#### [Prompt]
Extract the run of lines that starts at the top of the records below and ends at the line with "import matplotlib.pyplot as plt", keeping both ends and excluding pictures.

--- BEGIN Input data ---

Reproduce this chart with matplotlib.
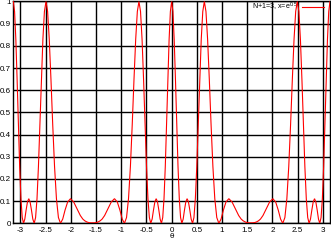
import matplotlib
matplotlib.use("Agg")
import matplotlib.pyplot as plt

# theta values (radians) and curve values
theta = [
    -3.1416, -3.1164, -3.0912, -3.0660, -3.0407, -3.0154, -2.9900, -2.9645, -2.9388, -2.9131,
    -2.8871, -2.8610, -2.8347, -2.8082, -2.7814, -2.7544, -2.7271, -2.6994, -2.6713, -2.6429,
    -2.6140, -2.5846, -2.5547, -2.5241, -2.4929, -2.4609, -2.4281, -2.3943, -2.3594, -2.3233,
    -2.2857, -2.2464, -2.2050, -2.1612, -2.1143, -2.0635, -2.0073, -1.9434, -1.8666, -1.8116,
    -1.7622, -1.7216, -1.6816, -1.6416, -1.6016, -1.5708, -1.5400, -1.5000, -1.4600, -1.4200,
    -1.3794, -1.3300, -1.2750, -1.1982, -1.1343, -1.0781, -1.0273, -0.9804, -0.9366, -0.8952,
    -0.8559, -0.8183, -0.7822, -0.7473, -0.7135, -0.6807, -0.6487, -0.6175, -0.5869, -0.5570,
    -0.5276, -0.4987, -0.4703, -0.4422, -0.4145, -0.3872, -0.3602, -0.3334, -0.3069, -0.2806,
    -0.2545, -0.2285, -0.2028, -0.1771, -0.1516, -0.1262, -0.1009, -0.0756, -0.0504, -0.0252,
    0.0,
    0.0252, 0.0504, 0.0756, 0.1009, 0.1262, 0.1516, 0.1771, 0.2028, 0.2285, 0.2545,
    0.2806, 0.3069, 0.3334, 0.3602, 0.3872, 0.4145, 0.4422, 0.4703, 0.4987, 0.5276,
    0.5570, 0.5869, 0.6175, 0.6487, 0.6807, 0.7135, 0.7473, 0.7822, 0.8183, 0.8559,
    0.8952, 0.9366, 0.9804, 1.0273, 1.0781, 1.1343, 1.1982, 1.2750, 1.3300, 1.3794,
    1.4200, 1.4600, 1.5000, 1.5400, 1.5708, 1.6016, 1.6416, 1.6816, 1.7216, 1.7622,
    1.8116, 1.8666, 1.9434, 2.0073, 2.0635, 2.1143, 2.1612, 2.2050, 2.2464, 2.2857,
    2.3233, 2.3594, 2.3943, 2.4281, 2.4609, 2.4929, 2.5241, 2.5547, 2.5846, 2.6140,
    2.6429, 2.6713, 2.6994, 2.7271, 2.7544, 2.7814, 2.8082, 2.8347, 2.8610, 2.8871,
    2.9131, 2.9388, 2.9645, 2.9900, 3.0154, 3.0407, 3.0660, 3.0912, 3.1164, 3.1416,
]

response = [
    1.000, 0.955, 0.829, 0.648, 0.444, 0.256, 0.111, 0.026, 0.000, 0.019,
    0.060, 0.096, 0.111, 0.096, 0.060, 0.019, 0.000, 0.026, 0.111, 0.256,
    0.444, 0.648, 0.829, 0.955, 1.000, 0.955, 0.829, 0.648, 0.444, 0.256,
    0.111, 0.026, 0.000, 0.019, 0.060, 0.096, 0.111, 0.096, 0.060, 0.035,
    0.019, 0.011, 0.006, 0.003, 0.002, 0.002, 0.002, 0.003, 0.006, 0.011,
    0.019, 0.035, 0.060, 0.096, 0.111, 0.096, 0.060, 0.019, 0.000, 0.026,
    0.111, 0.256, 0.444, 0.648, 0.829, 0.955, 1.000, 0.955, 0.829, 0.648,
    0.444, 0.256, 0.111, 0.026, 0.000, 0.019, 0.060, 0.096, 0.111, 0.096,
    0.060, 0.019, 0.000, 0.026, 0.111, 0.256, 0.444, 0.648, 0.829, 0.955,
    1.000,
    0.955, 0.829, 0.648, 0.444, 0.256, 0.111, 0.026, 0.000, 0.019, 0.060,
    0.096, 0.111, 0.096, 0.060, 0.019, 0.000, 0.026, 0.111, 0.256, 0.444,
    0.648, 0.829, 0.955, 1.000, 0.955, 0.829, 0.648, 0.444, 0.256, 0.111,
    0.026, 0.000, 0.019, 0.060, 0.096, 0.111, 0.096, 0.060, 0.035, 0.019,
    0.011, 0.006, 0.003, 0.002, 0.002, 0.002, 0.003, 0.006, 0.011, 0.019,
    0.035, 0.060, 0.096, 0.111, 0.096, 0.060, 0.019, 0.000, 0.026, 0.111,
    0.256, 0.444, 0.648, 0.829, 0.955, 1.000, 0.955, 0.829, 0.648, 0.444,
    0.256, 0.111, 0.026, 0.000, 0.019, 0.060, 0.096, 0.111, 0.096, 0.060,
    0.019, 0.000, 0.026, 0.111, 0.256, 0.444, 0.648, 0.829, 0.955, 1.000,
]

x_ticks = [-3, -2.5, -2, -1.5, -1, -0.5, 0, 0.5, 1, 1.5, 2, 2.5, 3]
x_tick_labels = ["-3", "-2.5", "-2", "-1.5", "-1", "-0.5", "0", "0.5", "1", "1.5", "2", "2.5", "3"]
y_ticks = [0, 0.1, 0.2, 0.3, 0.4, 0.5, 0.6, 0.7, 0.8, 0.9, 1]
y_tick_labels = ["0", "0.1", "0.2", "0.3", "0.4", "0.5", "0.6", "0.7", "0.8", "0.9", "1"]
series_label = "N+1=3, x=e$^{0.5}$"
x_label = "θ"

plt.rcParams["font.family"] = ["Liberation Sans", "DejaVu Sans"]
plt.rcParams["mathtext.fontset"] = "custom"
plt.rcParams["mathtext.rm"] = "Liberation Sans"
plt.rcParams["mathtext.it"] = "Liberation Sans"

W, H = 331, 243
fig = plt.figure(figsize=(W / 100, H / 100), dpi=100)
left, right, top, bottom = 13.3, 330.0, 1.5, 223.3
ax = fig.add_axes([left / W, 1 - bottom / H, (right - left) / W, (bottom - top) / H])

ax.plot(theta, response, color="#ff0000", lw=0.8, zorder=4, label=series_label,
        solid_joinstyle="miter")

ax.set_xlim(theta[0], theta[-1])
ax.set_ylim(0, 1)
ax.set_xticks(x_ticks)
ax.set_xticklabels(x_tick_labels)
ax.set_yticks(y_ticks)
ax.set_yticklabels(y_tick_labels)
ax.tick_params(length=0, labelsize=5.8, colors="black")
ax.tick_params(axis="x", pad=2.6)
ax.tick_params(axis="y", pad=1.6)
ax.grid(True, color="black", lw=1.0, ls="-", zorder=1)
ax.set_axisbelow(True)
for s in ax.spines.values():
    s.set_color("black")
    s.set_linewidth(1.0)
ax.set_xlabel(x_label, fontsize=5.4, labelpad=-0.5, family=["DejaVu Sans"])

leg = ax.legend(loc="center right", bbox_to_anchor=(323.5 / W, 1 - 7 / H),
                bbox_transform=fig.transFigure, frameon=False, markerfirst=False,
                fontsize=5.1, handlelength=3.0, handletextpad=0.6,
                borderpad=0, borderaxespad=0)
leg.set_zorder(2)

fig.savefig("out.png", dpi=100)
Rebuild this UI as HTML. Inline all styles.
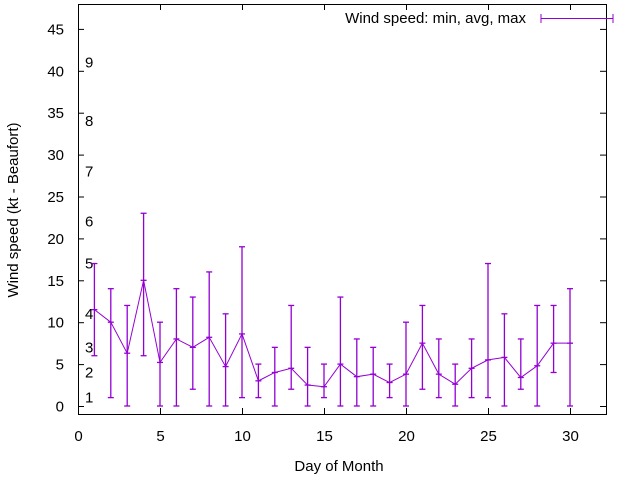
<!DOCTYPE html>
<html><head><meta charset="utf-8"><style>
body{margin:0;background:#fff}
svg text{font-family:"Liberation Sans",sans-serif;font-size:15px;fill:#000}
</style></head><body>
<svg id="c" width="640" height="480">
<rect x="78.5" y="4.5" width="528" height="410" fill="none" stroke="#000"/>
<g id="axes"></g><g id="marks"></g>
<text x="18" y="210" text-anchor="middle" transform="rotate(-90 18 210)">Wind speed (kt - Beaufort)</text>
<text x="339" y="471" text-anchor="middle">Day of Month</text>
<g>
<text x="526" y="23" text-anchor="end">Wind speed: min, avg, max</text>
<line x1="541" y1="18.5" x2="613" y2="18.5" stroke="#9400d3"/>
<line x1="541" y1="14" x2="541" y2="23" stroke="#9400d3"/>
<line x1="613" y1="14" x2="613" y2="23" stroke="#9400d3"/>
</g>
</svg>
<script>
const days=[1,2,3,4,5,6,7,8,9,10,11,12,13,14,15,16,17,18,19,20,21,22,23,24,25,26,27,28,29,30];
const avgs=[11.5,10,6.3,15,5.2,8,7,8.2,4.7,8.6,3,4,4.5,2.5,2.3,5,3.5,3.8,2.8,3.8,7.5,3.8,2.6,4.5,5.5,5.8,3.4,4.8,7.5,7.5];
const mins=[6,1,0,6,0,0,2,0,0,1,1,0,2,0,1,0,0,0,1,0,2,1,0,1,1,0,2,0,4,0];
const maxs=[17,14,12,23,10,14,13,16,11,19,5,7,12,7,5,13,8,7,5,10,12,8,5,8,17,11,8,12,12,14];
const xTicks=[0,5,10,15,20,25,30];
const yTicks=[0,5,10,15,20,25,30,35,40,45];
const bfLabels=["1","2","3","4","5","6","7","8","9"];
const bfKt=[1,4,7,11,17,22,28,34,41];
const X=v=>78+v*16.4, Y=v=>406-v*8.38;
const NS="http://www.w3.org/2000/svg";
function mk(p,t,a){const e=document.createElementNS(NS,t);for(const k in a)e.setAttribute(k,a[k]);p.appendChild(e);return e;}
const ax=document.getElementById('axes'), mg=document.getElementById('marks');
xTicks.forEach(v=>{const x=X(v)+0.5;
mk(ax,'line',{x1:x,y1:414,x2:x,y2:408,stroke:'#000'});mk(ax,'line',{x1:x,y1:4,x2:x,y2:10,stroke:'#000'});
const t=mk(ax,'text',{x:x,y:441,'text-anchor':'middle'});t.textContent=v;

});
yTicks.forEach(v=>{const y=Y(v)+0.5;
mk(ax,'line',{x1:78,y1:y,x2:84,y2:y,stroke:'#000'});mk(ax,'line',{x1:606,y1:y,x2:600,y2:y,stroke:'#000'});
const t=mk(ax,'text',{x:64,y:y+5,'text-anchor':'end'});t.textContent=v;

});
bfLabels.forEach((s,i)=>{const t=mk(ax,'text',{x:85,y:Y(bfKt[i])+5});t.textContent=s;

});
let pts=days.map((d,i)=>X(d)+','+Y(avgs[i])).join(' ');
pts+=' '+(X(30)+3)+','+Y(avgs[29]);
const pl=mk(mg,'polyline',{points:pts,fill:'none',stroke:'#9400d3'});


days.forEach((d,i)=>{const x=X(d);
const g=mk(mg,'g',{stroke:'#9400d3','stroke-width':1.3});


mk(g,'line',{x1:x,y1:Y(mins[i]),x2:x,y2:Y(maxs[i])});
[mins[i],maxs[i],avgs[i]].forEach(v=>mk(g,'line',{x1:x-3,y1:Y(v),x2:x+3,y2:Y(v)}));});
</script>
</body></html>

--- END Input data ---

#### [Exercise output]
Reproduce this chart with matplotlib.
import matplotlib
matplotlib.use("Agg")
import matplotlib.pyplot as plt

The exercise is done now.